A young woman (Elizabeth Olsen) shattered by the sudden death of her husband (Mamoudou Athie) falls into a downward social spiral with the rest of her family, in this honest and devastating consideration at grief, mental illness, and the courage to move on.
Sorry For Your Loss
James Ponsoldt, Jessica Yu, Allison Anders
Haunted by memories of her late husband, Matt (TIFF ’17 Rising Star Mamoudou Athie, also at the Festival in The Front Runner), young advice columnist Leigh (Elizabeth Olsen in a truly revelatory role) spends her days teaching barre classes at the dance studio owned by her mom (Janet McTeer), alongside her sister, Jules (Kelly Marie Tran), a recovering drug addict. Since Matt died, it’s become cramped having Leigh’s grief, Jules’s insecurities, and their mother’s impractical New-Age remedies all under one roof. Forced to face reality, Leigh must clean out her old home and confront that there may be demons from Matt’s past that she never even knew existed.
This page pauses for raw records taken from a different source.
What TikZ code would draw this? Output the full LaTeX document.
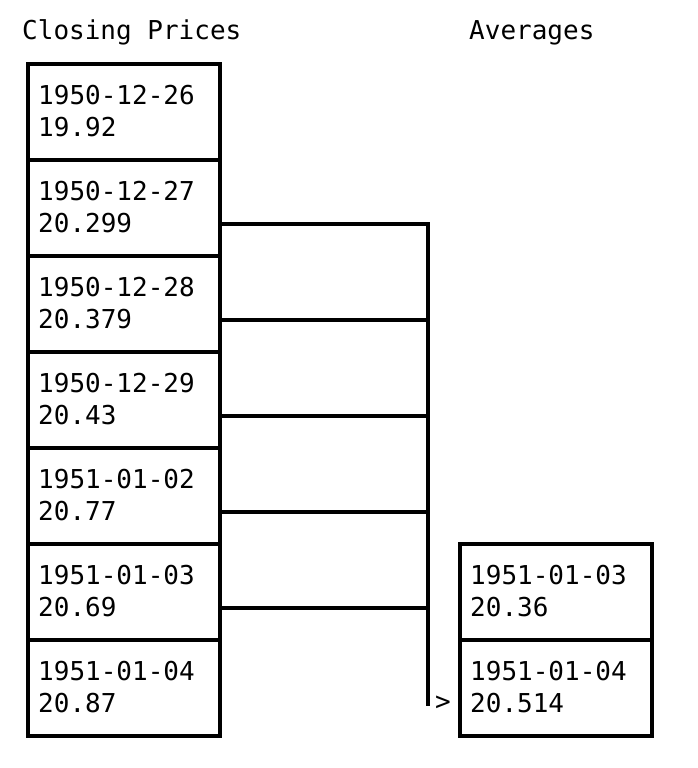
\documentclass[tikz,border=0pt]{standalone}
\usepackage{fontspec}
\setmonofont{DejaVu Sans Mono}
\usetikzlibrary{calc}
\begin{document}
\begin{tikzpicture}[x=1pt,y=-1pt,
  box/.style={draw, line width=4pt, minimum width=192pt, minimum height=96pt, inner sep=0pt, outer sep=0pt, anchor=north west},
  txt/.style={font=\ttfamily\fontsize{26}{32}\selectfont, inner sep=0pt, anchor=base west, align=left},
  wire/.style={line width=4pt}]
\useasboundingbox (0,0) rectangle (698,768);
\node[txt] (t1) at (22,40) {Closing Prices};
\node[txt] (t2) at (469,40) {Averages};
\foreach \i/\d/\v in {1/1950-12-26/19.92, 2/1950-12-27/20.299, 3/1950-12-28/20.379, 4/1950-12-29/20.43, 5/1951-01-02/20.77, 6/1951-01-03/20.69, 7/1951-01-04/20.87}{
  \node[box] (c\i) at (28,{64+96*(\i-1)}) {};
  \node[txt] (l\i) at ($(c\i.north west)+(10,72)$) {\d\\\v};
  \coordinate (p\i) at ($(c\i.north east)+(0,64)$);
}
\node[box] (a1) at (460,544) {};
\node[txt] (m1) at ($(a1.north west)+(10,72)$) {1951-01-03\\20.36};
\node[box] (a2) at (460,640) {};
\node[txt] (m2) at ($(a2.north west)+(10,72)$) {1951-01-04\\20.514};
\coordinate (bustop) at (428,224);
\coordinate (busbot) at (428,706);
\node[font=\ttfamily\fontsize{26}{32}\selectfont, inner sep=0pt] (arr) at (443,703) {>};
\draw[wire] (p2) -- (bustop) -- (busbot);
\draw[wire] (p3) -- (p3 -| bustop);
\draw[wire] (p4) -- (p4 -| bustop);
\draw[wire] (p5) -- (p5 -| bustop);
\draw[wire] (p6) -- (p6 -| bustop);
\end{tikzpicture}
\end{document}
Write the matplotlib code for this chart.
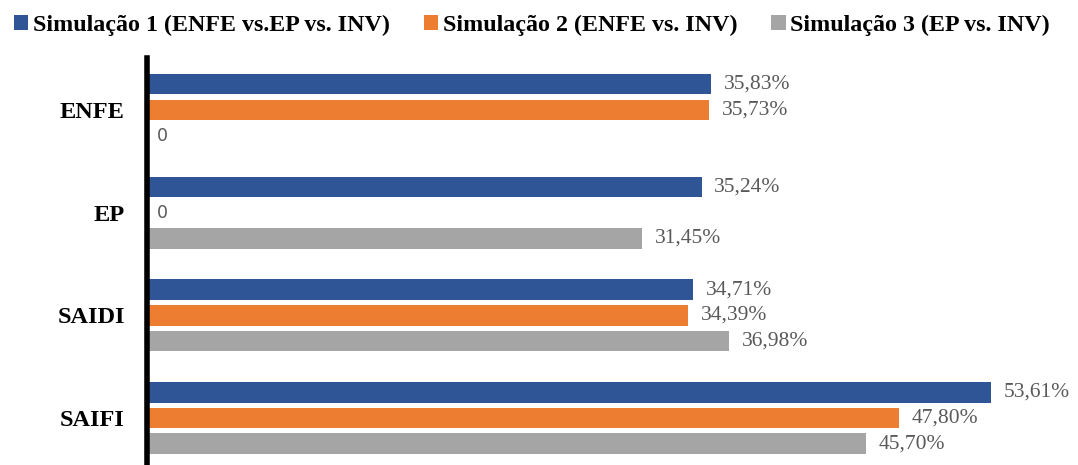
import matplotlib.pyplot as plt
import numpy as np

categorias = ['ENFE', 'EP', 'SAIDI', 'SAIFI']
series = ['Simulação 1 (ENFE vs.EP vs. INV)',
          'Simulação 2 (ENFE vs. INV)',
          'Simulação 3 (EP vs. INV)']
sim1 = [35.83, 35.24, 34.71, 53.61]
sim2 = [35.73, 0, 34.39, 47.80]
sim3 = [0, 31.45, 36.98, 45.70]
rotulos1 = ['35,83%', '35,24%', '34,71%', '53,61%']
rotulos2 = ['35,73%', '0', '34,39%', '47,80%']
rotulos3 = ['0', '31,45%', '36,98%', '45,70%']

cores = ['#2F5597', '#ED7D31', '#A5A5A5']

fig = plt.figure(figsize=(10.78, 4.65), dpi=100)
ax = fig.add_axes([147 / 1078, 0, (1060 - 147) / 1078, 407 / 465])

y = np.arange(len(categorias))
dados = [sim1, sim2, sim3]
rotulos = [rotulos1, rotulos2, rotulos3]
for i in range(3):
    pos = y + (i - 1) * 0.25
    ax.barh(pos, dados[i], height=0.2, color=cores[i], label=series[i])
    for p, v, r in zip(pos, dados[i], rotulos[i]):
        if r == '0':
            ax.text(v + 0.6, p, r, va='center', ha='left', fontsize=12.5,
                    color='#595959', family='DejaVu Sans')
        else:
            ax.text(v + 0.8, p, r, va='center', ha='left', fontsize=15.5,
                    color='#595959', family='Liberation Serif')

ax.set_xlim(0, 58)
ax.set_ylim(3.458, -0.505)
ax.set_yticks(y)
ax.set_yticklabels(categorias, family='Liberation Serif', fontweight='bold',
                   fontsize=17.5)
ax.tick_params(axis='y', length=0, pad=16)
ax.set_xticks([])
for s in ['top', 'right', 'bottom']:
    ax.spines[s].set_visible(False)
ax.spines['left'].set_linewidth(4)
ax.spines['left'].set_color('black')

fig.legend(loc='upper center', bbox_to_anchor=(0.4935, 1.0), ncol=3, frameon=False,
           prop={'family': 'Liberation Serif', 'weight': 'bold', 'size': 17.3},
           handlelength=0.6, handleheight=0.6, handletextpad=0.2,
           columnspacing=1.4, borderaxespad=0.2)

fig.savefig('out.png', dpi=100)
Cleverly eschewing the standard pity-party techniques prevalent in most films or shows about loss, creator Kit Steinkellner’s script draws characters with limits to their empathy. As time passes by, it becomes clear that, in Leigh’s life, no one feels more sorry for her than herself. Director James Ponsoldt lends his assured hand to the proceedings in the first four episodes, playing his usual magic trick of coaxing performances that seem as natural as breathing from seasoned actors.
Touching on themes of mental illness, Steinkellner’s portrait of Leigh and Matt’s world (or what’s left of it) is an intricate and complex one where grief represents different things to different people. The result is an honest story, not about a widow trying to pick up the pieces to move on, but rather about one who uses the lenses of others in her life to see what the pieces truly are.